Return every line below as is, leaving out the pictures.

■ ■ ■ ■ ■ ■ ■

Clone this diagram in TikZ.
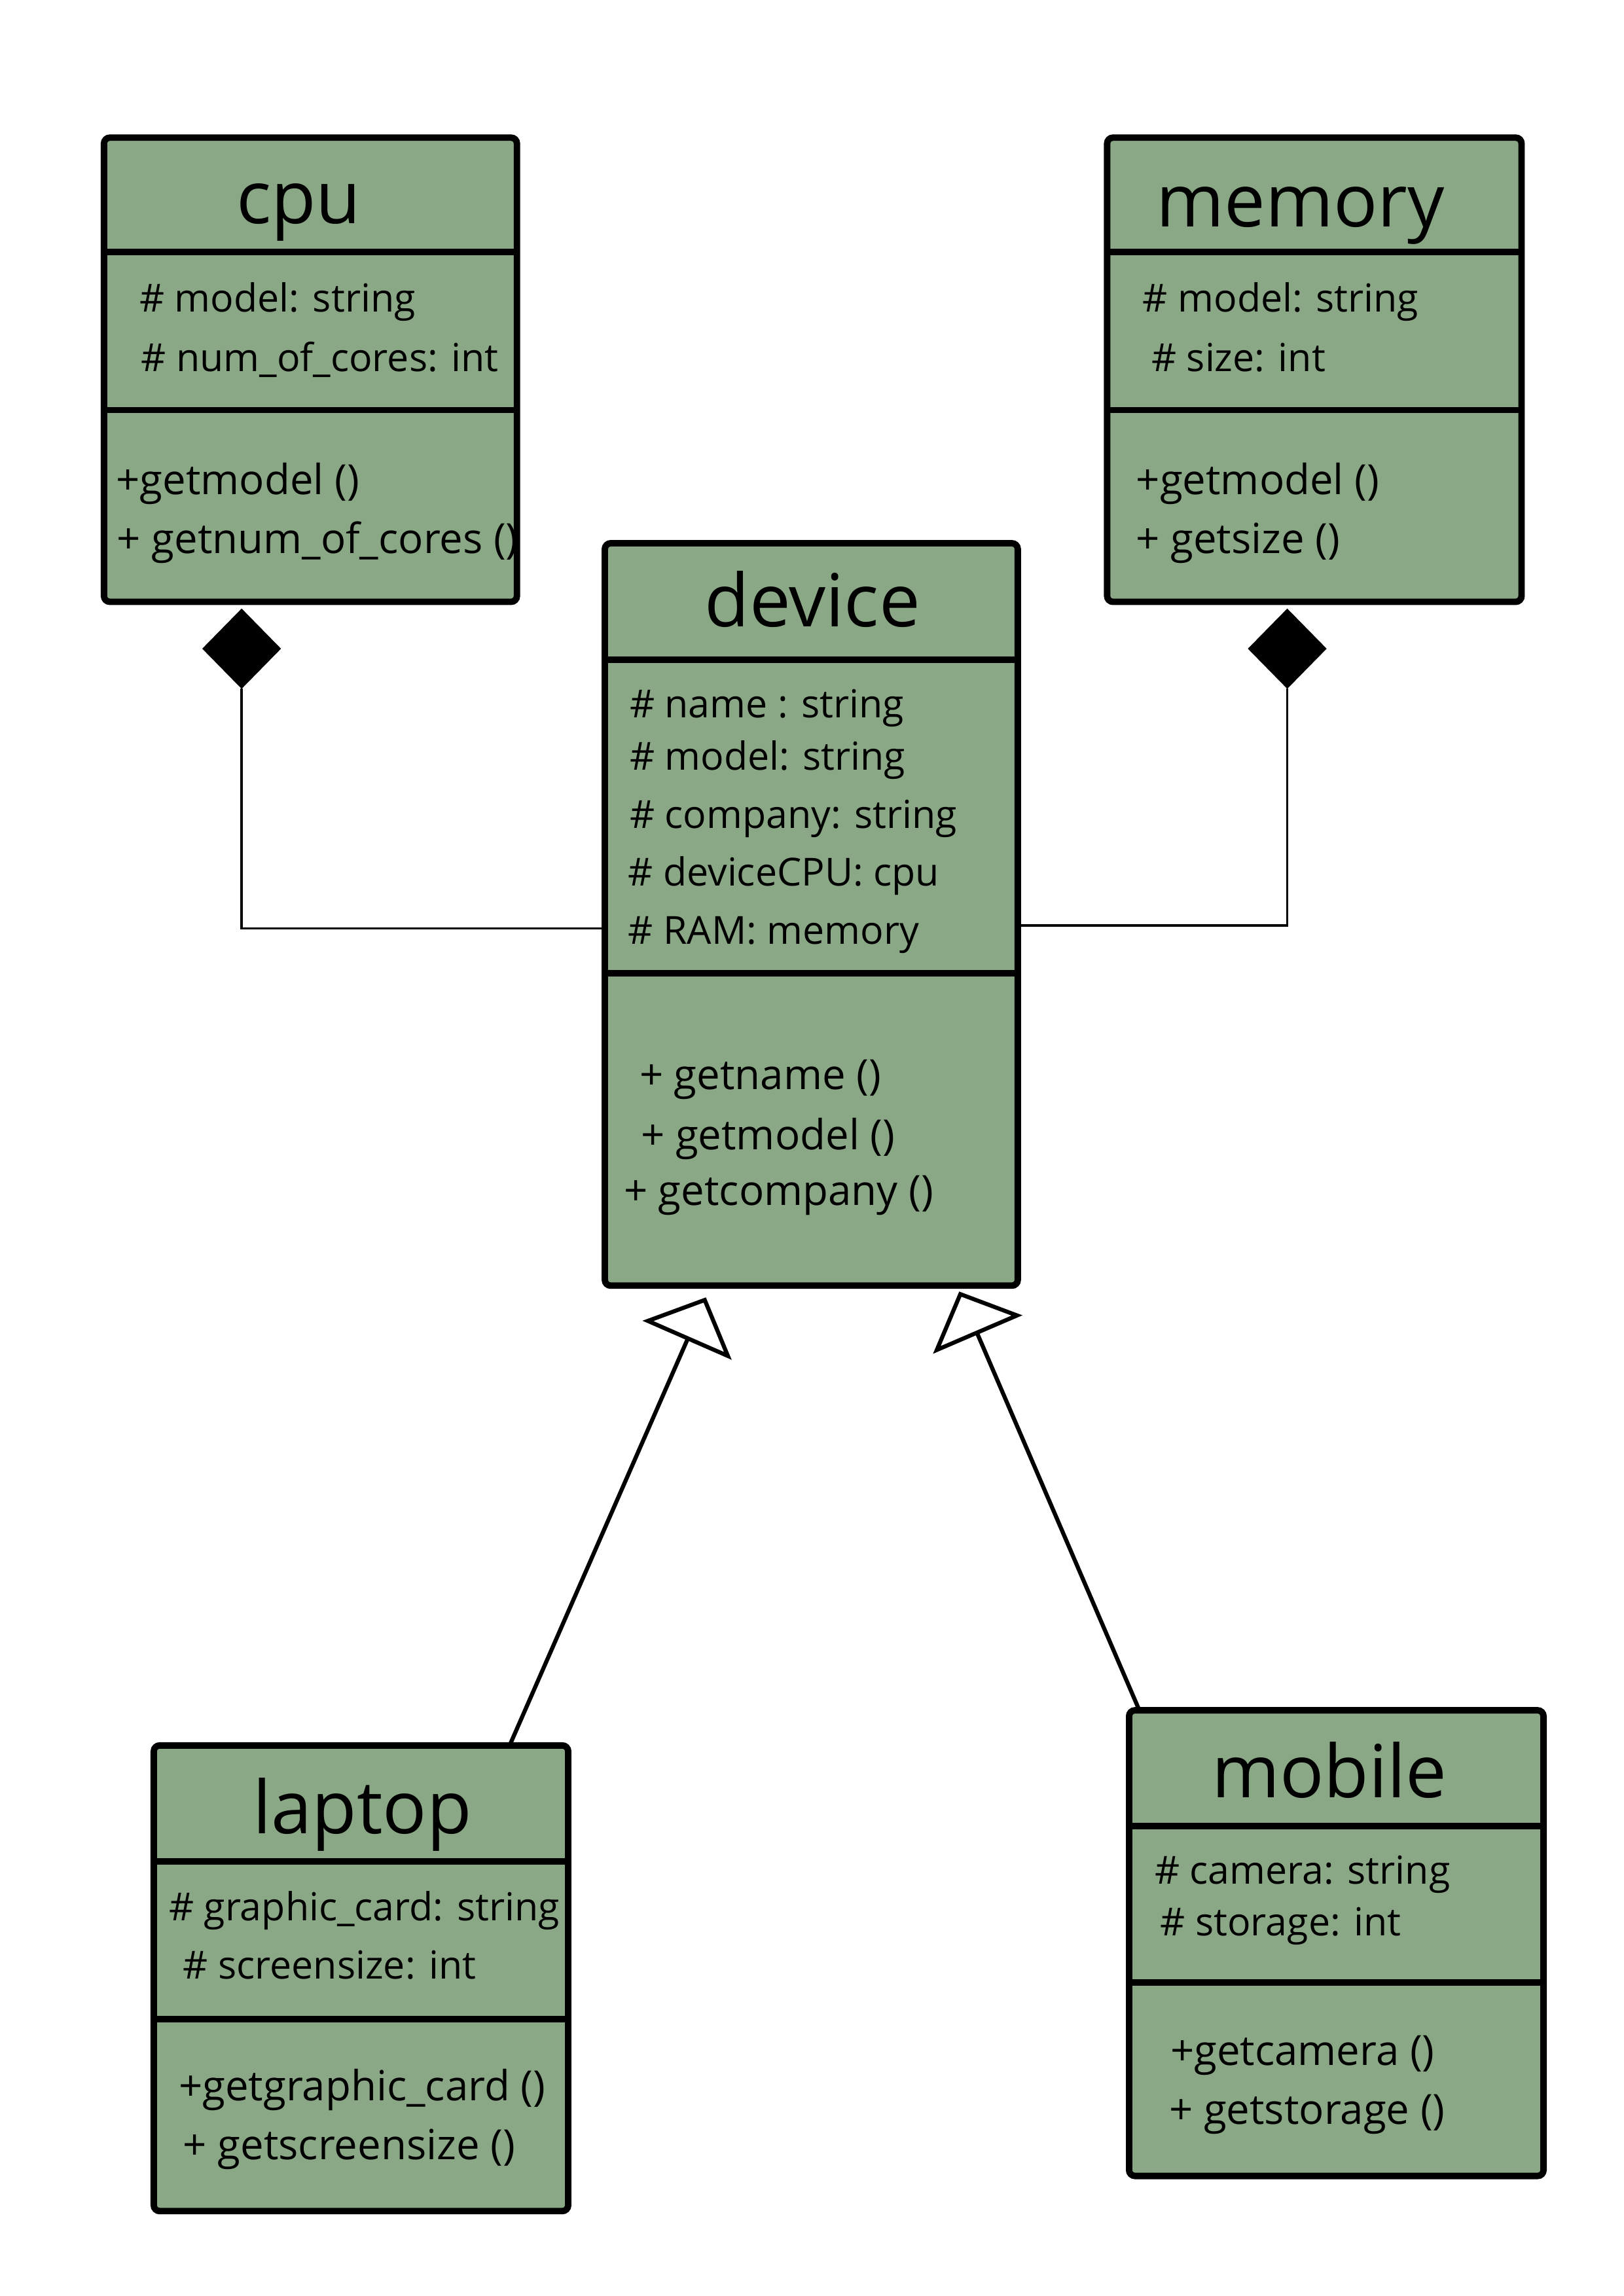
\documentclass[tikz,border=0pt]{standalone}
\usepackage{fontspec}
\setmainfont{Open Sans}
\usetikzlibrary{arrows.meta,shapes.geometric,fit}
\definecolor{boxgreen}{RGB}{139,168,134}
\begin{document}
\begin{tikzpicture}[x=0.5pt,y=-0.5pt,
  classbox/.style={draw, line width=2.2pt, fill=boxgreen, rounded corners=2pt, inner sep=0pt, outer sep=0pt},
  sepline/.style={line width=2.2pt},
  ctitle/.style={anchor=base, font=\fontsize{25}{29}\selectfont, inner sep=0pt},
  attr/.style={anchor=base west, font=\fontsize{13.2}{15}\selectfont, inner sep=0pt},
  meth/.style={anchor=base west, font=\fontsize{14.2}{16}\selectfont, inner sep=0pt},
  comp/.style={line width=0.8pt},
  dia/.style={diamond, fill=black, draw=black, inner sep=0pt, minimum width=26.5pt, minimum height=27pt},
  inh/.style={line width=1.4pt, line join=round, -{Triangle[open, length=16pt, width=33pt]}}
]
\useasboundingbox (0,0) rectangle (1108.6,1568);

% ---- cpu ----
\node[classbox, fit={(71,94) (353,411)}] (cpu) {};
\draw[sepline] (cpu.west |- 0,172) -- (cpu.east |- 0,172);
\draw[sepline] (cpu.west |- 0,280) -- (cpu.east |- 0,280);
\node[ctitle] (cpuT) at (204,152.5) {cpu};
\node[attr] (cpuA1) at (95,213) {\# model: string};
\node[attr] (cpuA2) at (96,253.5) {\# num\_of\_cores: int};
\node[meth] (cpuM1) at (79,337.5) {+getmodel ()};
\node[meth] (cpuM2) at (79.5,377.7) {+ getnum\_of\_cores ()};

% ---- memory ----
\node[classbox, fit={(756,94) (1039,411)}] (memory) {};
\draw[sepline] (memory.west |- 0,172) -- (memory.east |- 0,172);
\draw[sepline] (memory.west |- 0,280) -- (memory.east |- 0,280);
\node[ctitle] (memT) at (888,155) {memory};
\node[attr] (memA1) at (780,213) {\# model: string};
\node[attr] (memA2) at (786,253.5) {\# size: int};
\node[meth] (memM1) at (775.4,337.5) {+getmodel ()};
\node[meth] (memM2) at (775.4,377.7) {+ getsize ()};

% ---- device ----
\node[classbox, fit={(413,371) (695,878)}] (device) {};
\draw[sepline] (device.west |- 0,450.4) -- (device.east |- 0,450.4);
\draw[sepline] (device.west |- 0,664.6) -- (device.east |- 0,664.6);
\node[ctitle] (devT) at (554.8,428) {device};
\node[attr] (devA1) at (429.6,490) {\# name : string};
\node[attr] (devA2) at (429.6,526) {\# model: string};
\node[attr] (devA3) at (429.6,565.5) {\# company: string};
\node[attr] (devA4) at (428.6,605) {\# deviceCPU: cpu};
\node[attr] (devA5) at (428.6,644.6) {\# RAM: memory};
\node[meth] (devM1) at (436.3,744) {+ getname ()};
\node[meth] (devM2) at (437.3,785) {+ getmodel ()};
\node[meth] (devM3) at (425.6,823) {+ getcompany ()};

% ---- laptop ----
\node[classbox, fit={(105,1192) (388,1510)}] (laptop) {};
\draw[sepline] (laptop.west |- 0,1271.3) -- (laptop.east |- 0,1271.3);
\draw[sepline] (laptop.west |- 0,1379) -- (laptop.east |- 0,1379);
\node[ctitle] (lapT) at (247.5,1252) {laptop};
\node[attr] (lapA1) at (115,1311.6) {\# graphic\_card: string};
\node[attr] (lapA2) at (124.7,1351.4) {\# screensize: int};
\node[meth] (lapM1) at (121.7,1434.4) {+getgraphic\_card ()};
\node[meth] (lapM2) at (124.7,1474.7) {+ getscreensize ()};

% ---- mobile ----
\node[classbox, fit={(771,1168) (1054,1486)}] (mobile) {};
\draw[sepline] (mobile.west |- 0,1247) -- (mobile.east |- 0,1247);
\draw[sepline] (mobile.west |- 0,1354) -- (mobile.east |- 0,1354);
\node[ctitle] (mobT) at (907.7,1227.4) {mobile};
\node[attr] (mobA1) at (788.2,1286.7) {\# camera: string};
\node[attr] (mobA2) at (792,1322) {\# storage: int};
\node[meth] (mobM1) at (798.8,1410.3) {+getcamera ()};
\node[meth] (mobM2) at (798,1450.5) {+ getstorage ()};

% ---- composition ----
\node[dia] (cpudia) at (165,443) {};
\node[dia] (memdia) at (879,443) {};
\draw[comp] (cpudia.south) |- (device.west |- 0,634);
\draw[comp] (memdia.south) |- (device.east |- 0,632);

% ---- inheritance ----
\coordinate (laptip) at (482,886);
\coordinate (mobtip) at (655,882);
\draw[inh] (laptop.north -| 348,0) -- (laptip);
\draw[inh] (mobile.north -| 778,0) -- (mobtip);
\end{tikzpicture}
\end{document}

■ ■ ■ ■ ■ ■ ■

ANSWER TO THIS PROBLEM:
Clone this diagram in TikZ.
\documentclass[tikz,border=0pt]{standalone}
\usepackage{fontspec}
\setmainfont{Open Sans}
\usetikzlibrary{arrows.meta,shapes.geometric,fit}
\definecolor{boxgreen}{RGB}{139,168,134}
\begin{document}
\begin{tikzpicture}[x=0.5pt,y=-0.5pt,
  classbox/.style={draw, line width=2.2pt, fill=boxgreen, rounded corners=2pt, inner sep=0pt, outer sep=0pt},
  sepline/.style={line width=2.2pt},
  ctitle/.style={anchor=base, font=\fontsize{25}{29}\selectfont, inner sep=0pt},
  attr/.style={anchor=base west, font=\fontsize{13.2}{15}\selectfont, inner sep=0pt},
  meth/.style={anchor=base west, font=\fontsize{14.2}{16}\selectfont, inner sep=0pt},
  comp/.style={line width=0.8pt},
  dia/.style={diamond, fill=black, draw=black, inner sep=0pt, minimum width=26.5pt, minimum height=27pt},
  inh/.style={line width=1.4pt, line join=round, -{Triangle[open, length=16pt, width=33pt]}}
]
\useasboundingbox (0,0) rectangle (1108.6,1568);

% ---- cpu ----
\node[classbox, fit={(71,94) (353,411)}] (cpu) {};
\draw[sepline] (cpu.west |- 0,172) -- (cpu.east |- 0,172);
\draw[sepline] (cpu.west |- 0,280) -- (cpu.east |- 0,280);
\node[ctitle] (cpuT) at (204,152.5) {cpu};
\node[attr] (cpuA1) at (95,213) {\# model: string};
\node[attr] (cpuA2) at (96,253.5) {\# num\_of\_cores: int};
\node[meth] (cpuM1) at (79,337.5) {+getmodel ()};
\node[meth] (cpuM2) at (79.5,377.7) {+ getnum\_of\_cores ()};

% ---- memory ----
\node[classbox, fit={(756,94) (1039,411)}] (memory) {};
\draw[sepline] (memory.west |- 0,172) -- (memory.east |- 0,172);
\draw[sepline] (memory.west |- 0,280) -- (memory.east |- 0,280);
\node[ctitle] (memT) at (888,155) {memory};
\node[attr] (memA1) at (780,213) {\# model: string};
\node[attr] (memA2) at (786,253.5) {\# size: int};
\node[meth] (memM1) at (775.4,337.5) {+getmodel ()};
\node[meth] (memM2) at (775.4,377.7) {+ getsize ()};

% ---- device ----
\node[classbox, fit={(413,371) (695,878)}] (device) {};
\draw[sepline] (device.west |- 0,450.4) -- (device.east |- 0,450.4);
\draw[sepline] (device.west |- 0,664.6) -- (device.east |- 0,664.6);
\node[ctitle] (devT) at (554.8,428) {device};
\node[attr] (devA1) at (429.6,490) {\# name : string};
\node[attr] (devA2) at (429.6,526) {\# model: string};
\node[attr] (devA3) at (429.6,565.5) {\# company: string};
\node[attr] (devA4) at (428.6,605) {\# deviceCPU: cpu};
\node[attr] (devA5) at (428.6,644.6) {\# RAM: memory};
\node[meth] (devM1) at (436.3,744) {+ getname ()};
\node[meth] (devM2) at (437.3,785) {+ getmodel ()};
\node[meth] (devM3) at (425.6,823) {+ getcompany ()};

% ---- laptop ----
\node[classbox, fit={(105,1192) (388,1510)}] (laptop) {};
\draw[sepline] (laptop.west |- 0,1271.3) -- (laptop.east |- 0,1271.3);
\draw[sepline] (laptop.west |- 0,1379) -- (laptop.east |- 0,1379);
\node[ctitle] (lapT) at (247.5,1252) {laptop};
\node[attr] (lapA1) at (115,1311.6) {\# graphic\_card: string};
\node[attr] (lapA2) at (124.7,1351.4) {\# screensize: int};
\node[meth] (lapM1) at (121.7,1434.4) {+getgraphic\_card ()};
\node[meth] (lapM2) at (124.7,1474.7) {+ getscreensize ()};

% ---- mobile ----
\node[classbox, fit={(771,1168) (1054,1486)}] (mobile) {};
\draw[sepline] (mobile.west |- 0,1247) -- (mobile.east |- 0,1247);
\draw[sepline] (mobile.west |- 0,1354) -- (mobile.east |- 0,1354);
\node[ctitle] (mobT) at (907.7,1227.4) {mobile};
\node[attr] (mobA1) at (788.2,1286.7) {\# camera: string};
\node[attr] (mobA2) at (792,1322) {\# storage: int};
\node[meth] (mobM1) at (798.8,1410.3) {+getcamera ()};
\node[meth] (mobM2) at (798,1450.5) {+ getstorage ()};

% ---- composition ----
\node[dia] (cpudia) at (165,443) {};
\node[dia] (memdia) at (879,443) {};
\draw[comp] (cpudia.south) |- (device.west |- 0,634);
\draw[comp] (memdia.south) |- (device.east |- 0,632);

% ---- inheritance ----
\coordinate (laptip) at (482,886);
\coordinate (mobtip) at (655,882);
\draw[inh] (laptop.north -| 348,0) -- (laptip);
\draw[inh] (mobile.north -| 778,0) -- (mobtip);
\end{tikzpicture}
\end{document}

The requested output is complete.